On peut pas être et avoir été

2021 - en cours

Quand j’étais petit, ma mère ne pouvait pas se permettre de rester à la maison pour s’occuper de moi. Elle partait tôt le matin pour le travail et rentrait à la tombée de la nuit. Alors elle me confiait à Papi et Mamie. Pendant toute mon enfance, jusqu’au collège, ils m’ont gardé et se sont occupés de moi. Je me souviens de la cuisine de Mamie, des odeurs dans leur appartement au Grand-Parc puis dans leur maison, quand ils ont emménagé au Bouscat. Je me souviens des mêmes histoires que me racontait souvent Papi, de son départ de Casablanca, tout seul, pour faire des courses de vélo, ou bien des trente-huit ans et demie qu’il a passés dans la même entreprise. De tous leurs petits enfants, j’étais le seul qui vivait encore près d’eux, à Bordeaux. Alors, par la force des choses, j’étais un peu leur préféré. Ça m’a toujours gêné. Ils étaient gentils avec moi. Même si on se le disait peu, on s’aimait beaucoup.

Papi et Mamie ne sont pas morts, mais ils ont cessé de vivre il y a longtemps. Tous les deux sont en maison de retraite. Mamie ne se souvient plus de rien. Quand on lui rend visite, elle raconte des histoires qui ne veulent rien dire. Elle ne reconnaît plus ses filles, et elle m’a oublié aussi. Les énormes assiettes de pâtes à la sauce et les couscous qu’elle passait sa matinée à préparer ont laissé place aux plateaux de la maison de retraite. Il ne reste plus rien de ce qui faisait d’elle «Mamie». Juste un corps cassé, un dos voûté sur un fauteuil roulant, quelques réminiscences parfois, et c’est tout.

Papi est perdu. Il était un grand cycliste dans sa jeunesse, mais aujourd’hui son corps est en train de le lâcher. Sa jambe lui fait tellement mal qu’il tient à peine debout, et sa tête est bloquée, coincée vers le sol. Il s’épuise de veiller constamment sur Mamie et de lui répéter les mêmes choses tout le temps. Lui aussi commence à perdre la tête. Ce n’est pas comme ça qu’il voyait ses dernières années. Il est malheureux, aigri. Il a perdu beaucoup de poids. Je crois qu’il est en train de se laisser mourir. Je le comprends. La vie qu’ils ont menée a été difficile. Si leurs vieux jours doivent se passer ainsi, peut-être vaut-il mieux lâcher prise.

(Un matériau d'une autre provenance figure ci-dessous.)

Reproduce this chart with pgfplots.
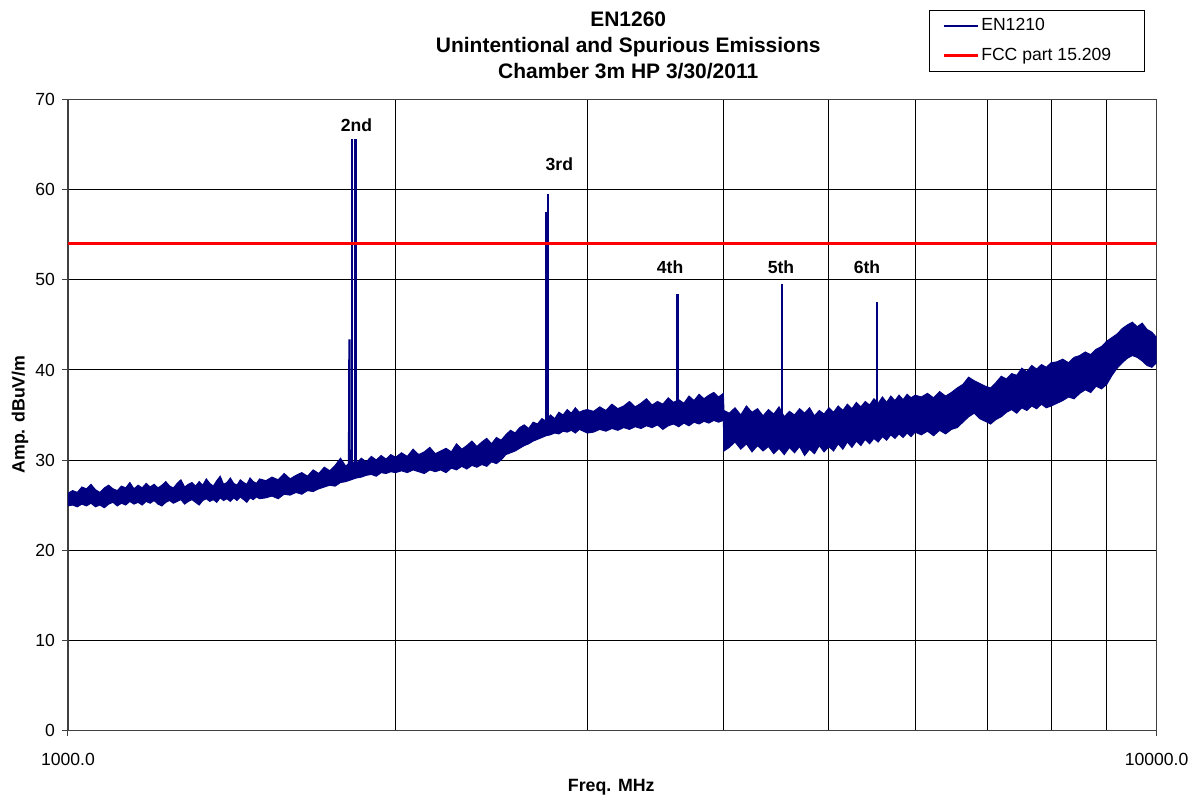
\documentclass[border=0pt]{standalone}
\usepackage{fontspec}
\setmainfont{Liberation Sans}
\usepackage{pgfplots}
\pgfplotsset{compat=1.18}
\usepackage{pgfplotstable}
\usepgfplotslibrary{fillbetween}
\definecolor{navy}{RGB}{0,0,128}

\pgfplotstableread{
f lo hi
1000 24.9 26.3
1010 25.0 26.6
1020 24.8 26.4
1030 25.1 27.0
1040 24.9 26.8
1050 25.2 27.3
1060 24.8 26.7
1070 25.0 26.4
1080 24.7 26.9
1090 25.1 27.2
1100 25.3 26.8
1110 24.9 26.6
1120 25.2 27.1
1130 25.0 26.9
1140 25.4 27.5
1150 25.1 26.8
1160 25.3 27.2
1170 25.0 26.9
1180 25.4 27.4
1190 25.2 27.0
1200 25.5 27.3
1210 25.1 26.9
1220 24.9 27.2
1230 25.3 27.6
1240 25.5 27.1
1250 25.2 26.9
1260 25.4 27.4
1270 25.6 27.8
1280 25.1 27.0
1290 25.4 27.3
1300 25.6 27.5
1310 25.3 27.1
1320 25.0 27.6
1330 25.5 27.2
1340 25.7 27.9
1350 25.4 27.4
1360 25.6 27.1
1370 25.3 27.7
1380 25.8 28.2
1390 25.5 27.3
1400 25.7 27.5
1410 25.4 28.0
1420 25.8 27.4
1430 25.5 27.2
1440 25.9 27.8
1450 25.6 27.5
1460 25.3 27.3
1470 25.8 28.0
1480 25.6 27.6
1490 25.9 27.4
1500 25.7 27.9
1520 25.8 27.7
1540 26.0 28.1
1560 25.7 27.8
1580 26.2 28.5
1600 26.1 27.9
1620 26.4 28.3
1640 26.2 28.6
1660 26.6 28.2
1680 26.5 28.9
1700 26.8 28.5
1720 27.0 29.2
1740 27.2 28.8
1760 27.1 29.4
1780 27.5 30.2
1800 27.6 29.3
1820 27.8 29.9
1840 28.0 29.6
1860 28.1 30.2
1880 28.3 29.8
1900 28.4 30.4
1920 28.2 30.0
1940 28.6 30.5
1960 28.5 30.1
1980 28.7 30.6
2000 28.6 30.3
2025 28.8 30.8
2050 28.6 30.4
2075 28.9 31.2
2100 28.7 30.6
2125 28.5 30.9
2150 28.9 31.4
2175 28.7 30.7
2200 28.9 31.0
2225 28.6 31.3
2250 29.1 30.9
2275 28.9 31.8
2300 29.3 31.2
2325 29.0 31.6
2350 29.4 32.1
2375 29.2 31.5
2400 29.5 32.0
2425 29.3 32.4
2450 29.8 31.8
2475 29.6 32.5
2500 30.0 32.2
2525 30.6 32.8
2550 30.8 33.3
2575 31.0 33.0
2600 31.3 33.6
2625 31.6 33.9
2650 31.8 33.5
2675 32.1 34.2
2700 32.3 34.0
2725 32.5 34.6
2750 32.7 34.3
2775 32.8 35.0
2800 33.0 34.6
2825 32.9 35.3
2850 33.2 35.0
2875 33.1 35.6
2900 33.3 35.2
2925 33.0 35.8
2950 33.4 35.3
2975 33.2 35.5
3000 33.0 35.6
3040 33.1 35.4
3080 33.4 35.9
3120 33.2 35.5
3160 33.5 36.2
3200 33.3 35.7
3240 33.6 36.0
3280 33.4 36.5
3320 33.7 35.9
3360 33.5 36.3
3400 33.8 36.8
3440 33.6 36.1
3480 33.9 36.5
3520 33.4 36.2
3560 33.8 36.9
3600 34.0 36.4
3640 33.7 36.7
3680 34.1 36.3
3720 33.8 37.1
3760 34.2 36.6
3800 34.0 37.3
3840 34.3 36.8
3880 34.1 37.2
3920 34.4 37.5
3960 34.2 37.0
4000 34.4 37.4
4005 31.0 35.5
4050 31.4 35.2
4100 32.0 35.8
4150 31.2 35.0
4200 31.8 36.0
4250 30.9 35.3
4300 31.6 35.7
4350 31.0 34.9
4400 31.5 35.6
4450 30.7 35.1
4500 31.3 35.9
4550 30.6 34.8
4600 31.4 35.4
4650 30.8 35.0
4700 31.5 35.7
4750 30.5 35.2
4800 31.2 35.8
4850 30.7 34.9
4900 31.6 35.5
4950 30.9 35.1
5000 31.5 35.8
5050 31.0 35.3
5100 31.8 36.0
5150 31.2 35.5
5200 32.0 36.2
5250 31.4 35.7
5300 32.1 36.4
5350 31.6 35.9
5400 32.3 36.5
5450 31.8 36.1
5500 32.4 36.8
5550 32.0 36.3
5600 32.6 37.0
5650 32.2 36.4
5700 32.8 37.1
5750 32.4 36.6
5800 32.9 37.2
5850 32.5 36.7
5900 33.0 37.3
5950 32.6 36.9
6000 33.1 37.2
6080 32.8 37.0
6160 33.2 37.4
6240 32.7 36.9
6320 33.3 37.6
6400 32.9 37.1
6480 33.4 37.5
6560 33.6 38.0
6640 34.2 38.4
6720 34.8 39.2
6800 35.2 38.8
6880 34.6 38.5
6960 34.3 38.2
7040 34.0 38.0
7120 34.5 38.6
7200 34.8 39.3
7280 35.3 39.0
7360 35.6 39.6
7440 35.2 39.4
7520 35.8 40.2
7600 35.5 39.8
7680 36.0 40.5
7760 35.7 40.1
7840 36.2 40.6
7920 35.8 40.3
8000 36.0 40.8
8100 36.3 40.9
8200 36.6 41.2
8300 37.0 40.8
8400 36.8 41.4
8500 37.4 41.6
8600 37.8 42.0
8700 37.5 41.7
8800 38.2 42.3
8900 37.9 42.6
9000 38.4 43.2
9100 39.4 43.6
9200 40.2 44.0
9300 40.8 44.6
9400 41.3 45.0
9500 41.6 45.3
9600 41.4 44.8
9700 41.0 45.2
9800 40.5 44.5
9900 40.3 44.2
10000 40.8 43.6
}\noise

\begin{document}
\begin{tikzpicture}
\begin{axis}[
  at={(0,0)}, anchor=south west,
  width=545pt, height=315.5pt, scale only axis,
  xmode=log, xmin=1000, xmax=10000, ymin=0, ymax=70,
  xtick={1000,10000}, xticklabels={1000.0,10000.0},
  ytick={0,10,...,70},
  minor xtick={2000,3000,4000,5000,6000,7000,8000,9000},
  xminorgrids=true, ymajorgrids=true,
  grid style={black, line width=0.5pt},
  minor grid style={black, line width=0.5pt},
  tick align=outside, major tick length=3pt, minor tick length=0pt,
  xtick pos=lower, ytick pos=left,
  tick style={black!75, line width=0.5pt},
  axis line style={black!75, line width=0.6pt},
  ticklabel style={font=\fontsize{8.8}{10}\selectfont},
  xticklabel style={yshift=-5pt},
  /pgf/number format/assume math mode=true,
  legend style={at={(0.989,1.1426)}, anchor=north east, draw=black, line width=0.5pt,
    fill=white, font=\fontsize{8.8}{10}\selectfont, inner xsep=6.5pt, inner ysep=2.5pt,
    row sep=4.5pt, nodes={inner xsep=1pt, inner ysep=1pt, text height=6.5pt, text depth=2pt}},
  legend cell align=left,
]
\addplot[draw=navy, line width=0.5pt, name path=U, forget plot] table[x=f, y=hi] {\noise};
\addplot[draw=navy, line width=0.5pt, name path=L, forget plot] table[x=f, y=lo] {\noise};
\addplot[fill=navy, draw=none, forget plot] fill between[of=U and L];
% harmonic spikes
\addplot[navy, line width=1.1pt, forget plot] coordinates {(1812,29) (1813,36) (1814,43.4) (1815,29.5)};
\addplot[navy, line width=1.2pt, forget plot] coordinates {(1825,29.5) (1825,65.7)};
\addplot[navy, line width=1.2pt, forget plot] coordinates {(1837,29.5) (1837,65.6)};
\addplot[navy, line width=1.1pt, forget plot] coordinates {(2751,34) (2751,57.6)};
\addplot[navy, line width=1.1pt, forget plot] coordinates {(2759,34) (2759,59.5)};
\addplot[navy, line width=1.1pt, forget plot] coordinates {(3630,36) (3630,48.4)};
\addplot[navy, line width=1.1pt, forget plot] coordinates {(4526,34) (4526,49.5)};
\addplot[navy, line width=1.1pt, forget plot] coordinates {(5532,35) (5532,47.6)};
\addlegendimage{navy, line width=0.6pt}
\addlegendentry{EN1210}
\addplot[red, line width=1.5pt] coordinates {(1000,54) (10000,54)};
\addlegendentry{\makebox[74pt][l]{FCC part 15.209}}
\node[font=\bfseries\fontsize{8.8}{10}\selectfont] at (axis cs:1841,67.2) {2nd};
\node[font=\bfseries\fontsize{8.8}{10}\selectfont] at (axis cs:2828,62.9) {3rd};
\node[font=\bfseries\fontsize{8.8}{10}\selectfont] at (axis cs:3574,51.4) {4th};
\node[font=\bfseries\fontsize{8.8}{10}\selectfont] at (axis cs:4519,51.4) {5th};
\node[font=\bfseries\fontsize{8.8}{10}\selectfont] at (axis cs:5420,51.4) {6th};
\end{axis}
\node[align=center, font=\bfseries\fontsize{10.5}{13}\selectfont] at (280.5pt,343pt)
  {EN1260\\Unintentional and Spurious Emissions\\Chamber 3m HP 3/30/2011};
\node[rotate=90, font=\bfseries\fontsize{8.9}{10}\selectfont] at (-24pt,158pt) {Amp. dBuV/m};
\node[font=\bfseries\fontsize{8.9}{10}\selectfont] at (272pt,-28.5pt) {Freq. MHz};
\path (-34pt,-35pt) rectangle (563.5pt,365.5pt);
\end{tikzpicture}
\end{document}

La maison de mes grands-parents est aussi abîmée que leurs corps et leurs esprit. Quand ils y habitaient encore, tout y était mélangé, sale et confus. Ce n’était pas de leur faute, ils étaient trop vieux pour s’en occuper. Ils passaient leurs journées assis sur le canapé, à attendre dans le noir. Même la télé ne fonctionnait plus. Je me sens mal à l’aise quand j’y retourne, quand je vais les voir. J’ai du mal à le cacher. Alors je n’y vais pas souvent. Les rares fois où je leur rends visite, je prends des photos.

Quand j’ai demandé à Papi comment il allait l’autre jour, il m’a répondu : «Oh tu sais, on peut pas être et avoir été».